Find all lines in the listing that include the word "chart", then copy them.

▸ Dataset content:
— Begin —
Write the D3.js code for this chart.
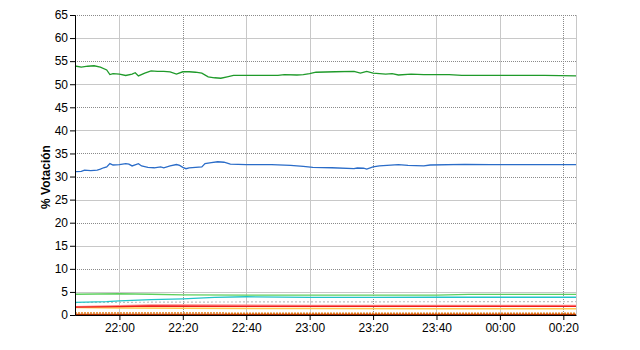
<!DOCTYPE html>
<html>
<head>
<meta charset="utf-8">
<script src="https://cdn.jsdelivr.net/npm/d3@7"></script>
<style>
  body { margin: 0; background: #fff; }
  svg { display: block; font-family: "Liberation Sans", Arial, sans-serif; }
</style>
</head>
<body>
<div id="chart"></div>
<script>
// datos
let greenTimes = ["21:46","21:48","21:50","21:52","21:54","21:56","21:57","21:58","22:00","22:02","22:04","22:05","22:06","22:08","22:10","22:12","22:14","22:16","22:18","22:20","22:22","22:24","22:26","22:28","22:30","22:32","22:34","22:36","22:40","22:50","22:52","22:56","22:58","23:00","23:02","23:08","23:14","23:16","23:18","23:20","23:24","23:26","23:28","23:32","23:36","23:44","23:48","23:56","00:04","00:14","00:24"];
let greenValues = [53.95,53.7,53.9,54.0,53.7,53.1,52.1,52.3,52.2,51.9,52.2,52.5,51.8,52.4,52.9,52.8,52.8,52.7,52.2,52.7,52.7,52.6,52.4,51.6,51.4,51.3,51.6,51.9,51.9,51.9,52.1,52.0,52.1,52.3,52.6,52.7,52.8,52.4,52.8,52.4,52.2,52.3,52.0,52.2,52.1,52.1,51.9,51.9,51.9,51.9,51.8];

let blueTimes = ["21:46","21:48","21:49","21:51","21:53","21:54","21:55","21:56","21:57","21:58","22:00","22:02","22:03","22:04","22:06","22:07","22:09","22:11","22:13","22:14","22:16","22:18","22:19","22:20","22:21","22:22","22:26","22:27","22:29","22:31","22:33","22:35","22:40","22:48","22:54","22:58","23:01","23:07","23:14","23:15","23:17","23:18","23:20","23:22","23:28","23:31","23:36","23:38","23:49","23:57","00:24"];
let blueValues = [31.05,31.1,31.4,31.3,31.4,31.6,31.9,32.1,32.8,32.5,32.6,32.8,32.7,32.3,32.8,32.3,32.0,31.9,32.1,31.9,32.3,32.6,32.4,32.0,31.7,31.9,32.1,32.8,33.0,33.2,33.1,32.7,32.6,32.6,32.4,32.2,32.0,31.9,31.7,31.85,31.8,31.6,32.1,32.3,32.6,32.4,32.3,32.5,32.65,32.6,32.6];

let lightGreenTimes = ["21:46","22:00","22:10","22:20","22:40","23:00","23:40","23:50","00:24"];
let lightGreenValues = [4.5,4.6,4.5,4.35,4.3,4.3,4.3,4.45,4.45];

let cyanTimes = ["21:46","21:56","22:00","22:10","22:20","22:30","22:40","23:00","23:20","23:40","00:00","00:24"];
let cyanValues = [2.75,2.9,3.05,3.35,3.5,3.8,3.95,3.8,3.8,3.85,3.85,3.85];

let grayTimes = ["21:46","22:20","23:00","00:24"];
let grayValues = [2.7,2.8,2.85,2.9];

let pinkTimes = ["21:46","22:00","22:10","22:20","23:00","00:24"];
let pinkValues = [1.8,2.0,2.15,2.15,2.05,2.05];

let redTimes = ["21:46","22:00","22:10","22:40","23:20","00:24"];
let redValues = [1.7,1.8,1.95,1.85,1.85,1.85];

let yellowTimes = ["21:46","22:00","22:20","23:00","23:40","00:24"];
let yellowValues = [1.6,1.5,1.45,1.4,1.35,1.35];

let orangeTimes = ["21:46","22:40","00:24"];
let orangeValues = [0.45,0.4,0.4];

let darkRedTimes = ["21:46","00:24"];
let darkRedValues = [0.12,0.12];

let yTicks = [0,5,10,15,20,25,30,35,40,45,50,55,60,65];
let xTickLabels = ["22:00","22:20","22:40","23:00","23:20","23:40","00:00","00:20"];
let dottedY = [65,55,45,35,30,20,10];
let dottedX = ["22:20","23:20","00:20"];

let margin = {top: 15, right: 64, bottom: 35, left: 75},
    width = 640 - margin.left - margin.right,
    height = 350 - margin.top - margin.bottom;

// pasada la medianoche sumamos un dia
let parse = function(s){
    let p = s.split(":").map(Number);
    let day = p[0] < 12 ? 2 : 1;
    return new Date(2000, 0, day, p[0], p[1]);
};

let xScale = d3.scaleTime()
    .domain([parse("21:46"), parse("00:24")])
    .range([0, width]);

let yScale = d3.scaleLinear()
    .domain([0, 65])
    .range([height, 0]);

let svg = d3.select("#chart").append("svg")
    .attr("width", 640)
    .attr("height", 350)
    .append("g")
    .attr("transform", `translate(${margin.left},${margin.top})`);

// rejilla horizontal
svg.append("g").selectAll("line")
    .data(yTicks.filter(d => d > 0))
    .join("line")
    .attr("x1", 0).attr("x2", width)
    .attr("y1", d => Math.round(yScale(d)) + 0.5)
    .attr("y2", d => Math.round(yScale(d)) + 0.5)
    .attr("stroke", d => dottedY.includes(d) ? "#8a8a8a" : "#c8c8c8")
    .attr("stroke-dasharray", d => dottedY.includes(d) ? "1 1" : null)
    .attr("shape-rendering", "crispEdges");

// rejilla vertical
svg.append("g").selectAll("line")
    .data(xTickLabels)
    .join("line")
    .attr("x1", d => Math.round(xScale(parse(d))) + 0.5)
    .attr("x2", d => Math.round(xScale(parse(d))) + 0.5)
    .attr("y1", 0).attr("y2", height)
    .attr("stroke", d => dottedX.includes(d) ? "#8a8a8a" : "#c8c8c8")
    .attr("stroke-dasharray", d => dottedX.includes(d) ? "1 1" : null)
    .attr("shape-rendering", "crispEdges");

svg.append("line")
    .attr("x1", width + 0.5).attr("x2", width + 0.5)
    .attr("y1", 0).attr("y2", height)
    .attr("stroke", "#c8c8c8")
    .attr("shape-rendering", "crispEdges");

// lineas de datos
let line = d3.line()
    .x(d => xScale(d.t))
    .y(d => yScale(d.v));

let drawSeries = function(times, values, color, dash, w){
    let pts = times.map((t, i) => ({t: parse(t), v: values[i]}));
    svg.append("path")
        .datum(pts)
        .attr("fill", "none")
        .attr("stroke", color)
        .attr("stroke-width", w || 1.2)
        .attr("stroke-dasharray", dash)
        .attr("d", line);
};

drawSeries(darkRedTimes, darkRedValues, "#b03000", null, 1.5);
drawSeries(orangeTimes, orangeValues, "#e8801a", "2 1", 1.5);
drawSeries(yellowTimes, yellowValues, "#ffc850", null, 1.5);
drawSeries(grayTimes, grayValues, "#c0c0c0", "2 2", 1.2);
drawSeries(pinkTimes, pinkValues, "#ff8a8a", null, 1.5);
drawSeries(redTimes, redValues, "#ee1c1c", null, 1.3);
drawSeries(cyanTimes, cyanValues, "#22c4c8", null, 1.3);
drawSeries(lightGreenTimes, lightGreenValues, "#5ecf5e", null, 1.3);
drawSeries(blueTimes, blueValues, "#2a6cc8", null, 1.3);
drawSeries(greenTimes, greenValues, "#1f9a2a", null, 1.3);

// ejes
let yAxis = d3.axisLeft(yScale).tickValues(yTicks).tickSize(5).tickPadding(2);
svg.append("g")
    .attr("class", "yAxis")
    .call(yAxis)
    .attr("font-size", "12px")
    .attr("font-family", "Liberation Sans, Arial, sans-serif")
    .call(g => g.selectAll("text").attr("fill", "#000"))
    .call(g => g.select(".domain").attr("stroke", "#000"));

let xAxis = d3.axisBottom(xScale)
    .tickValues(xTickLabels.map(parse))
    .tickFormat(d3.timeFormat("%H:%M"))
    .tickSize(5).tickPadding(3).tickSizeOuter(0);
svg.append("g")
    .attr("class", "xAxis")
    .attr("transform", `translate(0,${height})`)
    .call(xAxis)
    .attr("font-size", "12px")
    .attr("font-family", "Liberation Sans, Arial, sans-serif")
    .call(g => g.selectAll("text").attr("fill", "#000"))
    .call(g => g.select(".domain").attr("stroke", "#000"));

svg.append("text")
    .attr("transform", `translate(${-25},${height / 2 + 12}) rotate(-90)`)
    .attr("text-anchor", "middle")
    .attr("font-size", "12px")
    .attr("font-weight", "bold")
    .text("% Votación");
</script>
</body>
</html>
— End —
▸ Correct output:
Write the D3.js code for this chart.
<div id="chart"></div>
let svg = d3.select("#chart").append("svg")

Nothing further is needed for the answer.